To turn Airplane Mode On or Off on Android phones, go to your Settings > Network & Internet or slide down the top menu and click on the airplane icon. On the iPhone, you can either change it from the Control Center or tap the Settings app.
3. Reduce Screen Brightness
If you do not wish to use the standard energy-saving modes above, but would prefer to manually configure your phone to be more energy-efficient, then the first thing you need to work on is the display.
Displays are top power consumers in any smartphone and a lot of this depends on brightness. So, by simply reducing your display’s brightness to a level that is both comfortable for you and energy-saving, you have done a lot to improve the phone’s battery life.
Some phones will also come with adaptive or auto-brightness – a feature that lets the phone adjust the display according to your needs. Since it is designed for your comfort, you may find this feature useless when you are trying to save power, so it is best to turn it off.
Furthermore, reducing how long the screen stays on before sleeping, can further improve your phone’s battery life.
4. Turn off Unused Radio Devices
Asides from your phone’s screen, the next major power consumers are radios. Wireless communication needs electrical energy to create ripples in the atmosphere to transmit signals. And the stronger the ripples, the more power the radio consumes.

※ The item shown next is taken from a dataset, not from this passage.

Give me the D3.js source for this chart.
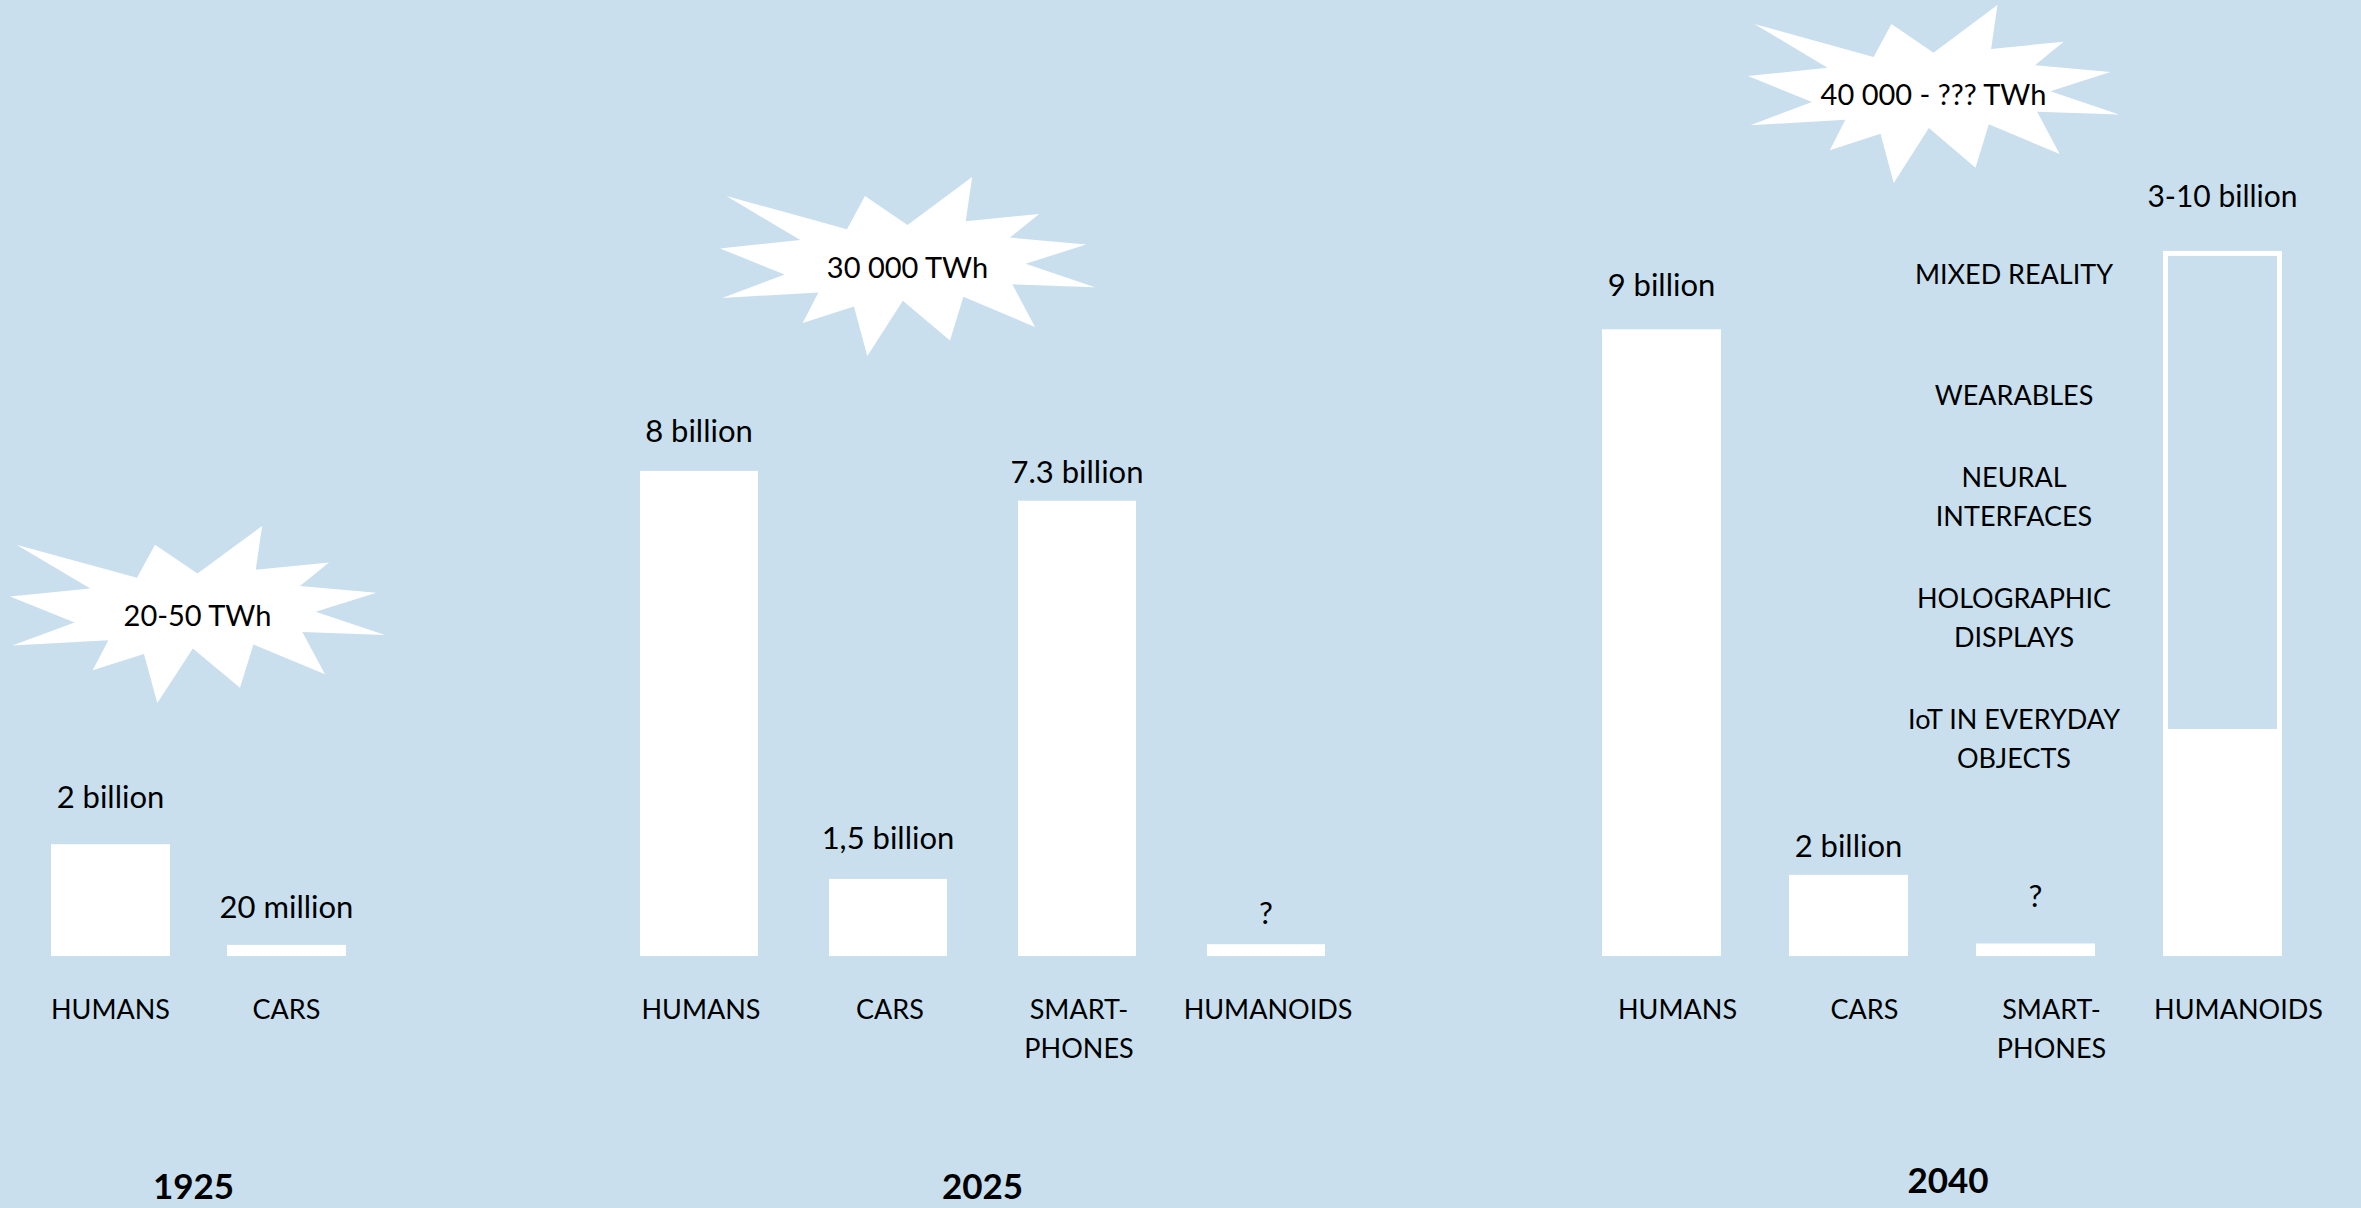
<!DOCTYPE html>
<html><head><meta charset="utf-8">
<script src="https://cdn.jsdelivr.net/npm/d3@7"></script>
<style>
html,body{margin:0;padding:0;background:#C9DFEE;}
svg{display:block}
</style>
</head><body>
<svg id="chart" width="2361" height="1208"></svg>
<script>
// ---------- data ----------
const years = ["1925", "2025", "2040"];
const energyLabels = ["20-50 TWh", "30 000 TWh", "40 000 - ??? TWh"];

const categories1925 = ["HUMANS", "CARS"];
const categories2025 = ["HUMANS", "CARS", "SMART-\nPHONES", "HUMANOIDS"];
const categories2040 = ["HUMANS", "CARS", "SMART-\nPHONES", "HUMANOIDS"];

// bar heights as drawn (billions)
const values1925 = [1.61, 0.16];
const values2025 = [6.99, 1.11, 6.56, 0.17];
const values2040 = [9.03, 1.17, 0.18, 3.27];
const humanoids2040Upper = 10.16;   // outlined upper range of the 2040 humanoids bar

const valueLabels1925 = ["2 billion", "20 million"];
const valueLabels2025 = ["8 billion", "1,5 billion", "7.3 billion", "?"];
const valueLabels2040 = ["9 billion", "2 billion", "?", "3-10 billion"];

const innovations2040 = ["MIXED REALITY", "WEARABLES", "NEURAL\nINTERFACES", "HOLOGRAPHIC\nDISPLAYS", "IoT IN EVERYDAY\nOBJECTS"];

// ---------- layout ----------
const W = 2361, H = 1208;
const svg = d3.select("#chart");
svg.append("rect").attr("width", W).attr("height", H).attr("fill", "#C9DFEE");

const y = d3.scaleLinear().domain([0, 10]).range([956, 262]);

const groups = [
  {year: years[0], energy: energyLabels[0], cats: categories1925, vals: values1925, labels: valueLabels1925,
   range: [51, 346], pad: 0.324, burst: [10, 526, 375, 177], yearY: 1199, yearDx: -5, catDx: 0, gaps: [36, 27]},
  {year: years[1], energy: energyLabels[1], cats: categories2025, vals: values2025, labels: valueLabels2025,
   range: [640, 1325], pad: 0.376, burst: [720, 177, 375, 179], yearY: 1199, yearDx: 0, catDx: 2, gaps: [29, 30, 18, 20]},
  {year: years[2], energy: energyLabels[2], cats: categories2040, vals: values2040, labels: valueLabels2040,
   range: [1602, 2282], pad: 0.3636, burst: [1748, 5, 371, 178], yearY: 1193, yearDx: 6, catDx: 16, gaps: [33, 18, 37, 44]}
];

const FONT = "Lato, 'Open Sans', 'Noto Sans', sans-serif";

// PowerPoint "Explosion 1" outline in a 21600 grid
const sealPts = [[10800,5800],[14522,0],[14155,5325],[18380,4457],[16702,7315],[21097,8137],[17607,10475],
  [21600,13290],[16837,12942],[18145,18095],[14020,14457],[13247,19737],[10532,14935],[8485,21600],
  [7715,15627],[4762,17617],[5667,13937],[135,14587],[3722,11775],[0,8615],[4627,7617],[370,2295],
  [7312,6320],[8352,2295]];

function multiline(sel, text, lineH) {
  const lines = text.split("\n");
  lines.forEach((ln, i) => {
    sel.append("tspan").attr("x", sel.attr("x")).attr("dy", i === 0 ? 0 : lineH).text(ln);
  });
}

groups.forEach((g, gi) => {
  const x = d3.scaleBand().domain(g.cats.map((c, i) => i)).range(g.range).paddingInner(g.pad).paddingOuter(0);
  const layer = svg.append("g");

  // starburst
  const [bx, by, bw, bh] = g.burst;
  const sx = d3.scaleLinear().domain([0, 21600]).range([bx, bx + bw]);
  const sy = d3.scaleLinear().domain([0, 21600]).range([by, by + bh]);
  layer.append("path")
    .attr("d", d3.line().x(p => sx(p[0])).y(p => sy(p[1]))(sealPts) + "Z")
    .attr("fill", "#ffffff");
  layer.append("text")
    .attr("x", bx + bw / 2).attr("y", by + bh / 2 + 11)
    .attr("text-anchor", "middle")
    .attr("font-family", FONT).attr("font-size", 29).attr("fill", "#000")
    .text(g.energy);

  // bars
  g.vals.forEach((v, i) => {
    if (gi === 2 && i === 3) {
      layer.append("rect")
        .attr("x", x(i) + 2.5).attr("y", y(humanoids2040Upper) + 2.5)
        .attr("width", x.bandwidth() - 5).attr("height", y(v) - y(humanoids2040Upper))
        .attr("fill", "none").attr("stroke", "#ffffff").attr("stroke-width", 5);
    }
    layer.append("rect")
      .attr("x", x(i)).attr("y", y(v))
      .attr("width", x.bandwidth()).attr("height", y(0) - y(v))
      .attr("fill", "#ffffff");
  });

  // value labels
  g.labels.forEach((t, i) => {
    const top = (gi === 2 && i === 3) ? y(humanoids2040Upper) : y(g.vals[i]);
    layer.append("text")
      .attr("x", x(i) + x.bandwidth() / 2).attr("y", top - g.gaps[i])
      .attr("text-anchor", "middle")
      .attr("font-family", FONT).attr("font-size", (gi === 2 && i === 3) ? 30 : 31).attr("fill", "#000")
      .text(t);
  });

  // category labels
  g.cats.forEach((c, i) => {
    const t = layer.append("text")
      .attr("x", x(i) + x.bandwidth() / 2 + g.catDx).attr("y", 1019)
      .attr("text-anchor", "middle")
      .attr("font-family", FONT).attr("font-size", 27).attr("fill", "#000");
    multiline(t, c, 39);
  });

  // year label
  layer.append("text")
    .attr("x", (g.range[0] + g.range[1]) / 2 + g.yearDx).attr("y", g.yearY)
    .attr("text-anchor", "middle")
    .attr("font-family", FONT).attr("font-weight", 700).attr("font-size", 35).attr("fill", "#000")
    .text(g.year);
});

// 2040 innovation list
const iy = d3.scalePoint().domain(innovations2040).range([284, 768]);
innovations2040.forEach(item => {
  const n = item.split("\n").length;
  const t = svg.append("text")
    .attr("x", 2014).attr("y", iy(item) - 39 * (n - 1))
    .attr("text-anchor", "middle")
    .attr("font-family", FONT).attr("font-size", 27).attr("fill", "#000");
  multiline(t, item, 39);
});
</script>
</body></html>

In this regard, WiFi is often the number #1 culprit. So, switch it off when you are not using it. On the plus side, however, WiFi is more energy-efficient than cellular networks for browsing the web.
If you know the individual radio components on your phone, including the ones you need and do not need, then you can manually customize things by yourself.
WiFi is for Internet access and ad-hoc connections with other phones. Bluetooth is a relatively energy-saving technology, NFC is for minimal wireless communication, and cellular is for voice and data.
5. Disable Location Services
Location tracking drains your battery in two ways. First, the GPS chip uses power to compute the phone’s location from the data it receives from different satellites. This process might use little or more power depending on the strength of the satellite signals in that location.
Secondly, location-based apps consume power based on the individual app’s design – some are easy on the phone’s resources, while others are super-drainers. So, it is up to you here to either disable location services on your phone or to only remove the apps that use location data.
Simply tap on the location button from the pull-down menu on Android phones to enable or disable it. On an iPhone, go to Settings > Privacy > Location Services.
6. Turn off Vibration & Haptic Feedback
Vibration alerts are helpful when you need to stay updated in Silent Mode, but most phones these days have them activated, even together with the loudest ringtones.
Haptic feedback is also powered by vibrations, but it feels more like a touch than a vibration-alert. You get haptic feedback when you are typing on your phone’s keyboard – that faint feeling that feels like the phone reacting to your touch.
Depending on your battery life extension needs or on how much time you spend writing, you may want to turn off all vibrations, haptic feedback, and even your keypad tones.
You can manage vibrations on Android from either Settings > Accessibility or from Settings > Sounds on older devices. And on the iPhone, you can do it from Settings > Sounds & Haptics.
7. Use a Dark Theme
If your phone has an OLED screen and you don’t like dim displays, then consider switching to dark mode.
Dark themes are only available in newer phones, which do not use an extra light source to illuminate their LCD (Liquid Crystal Displays). Rather, they use OLEDs (Organic Light-Emitting Diodes) that offer individual lighting control for each pixel.
This makes it possible for software engineers to design dark modes that use less white light but still offer a crisp display with high definition and contrast.
There’s a catch though – the dark theme will save about 47% battery power on 100% brightness, but only save 3%-9% power at 30% to 50% brightness.
On an iPhone, go to Settings > Display & Brightness. And on Android, go to Settings > Display > Advanced.
8. Manage Your Apps
Now to talk about apps. First, note that some apps are more power-hungry than others. So, opening them often means your battery will drain faster. They could be important applications that calculate important stuff, or simply badly programmed apps.
Other apps are even outright malicious and will mine crypto coins without your consent. In any case, when you identify such apps, it’s up to you to either uninstall or replace them with a similar app.
The second type of app is those that run background services. You can either restrict them from the Settings > Data Usage options or delete them in the case of social media apps that you do not need.
Please note that removing unused background apps does not save much power with well-designed apps, but can be helpful with malicious ones.
9. Turn off Auto-Sync & Notifications
Multiple push notifications and auto-syncing from many apps can also drain batteries quickly. So, you can improve your phone’s battery life by limiting these features.
On Android, visit Settings > Accounts, then tap on any of the listed apps to either disable or enable syncing. For notifications, visit Setting > Application Manager and then tap on each app to display its options. Here you can enable and disable what you like.
On the iPhone, open Settings > Notifications, and then scroll and select the app you want to modify.
10. Turn off Voice Assistant
One more feature you can turn off to help improve your phone’s battery life is the voice assistant – that is Hey Google on Android and Hey Siri on the iPhone.
To turn off Siri, go to Settings > Siri & Search and then turn off Listen for Hey Siri and Press Side Button for Siri.
For Hey Google, you can either say Hey Google, open Assistant Settings, or launch the Google app and select Settings.
Conclusion
Reaching the end of our list of the 10 best tips to improve your phone’s battery life, you can see that there are different options for different situations.
If you are in an emergency, then the power-saving mode might be your friend. Else, it is best to manually tweak your phone for the performance you need.
One other option for power users, however, is to buy a power-bank.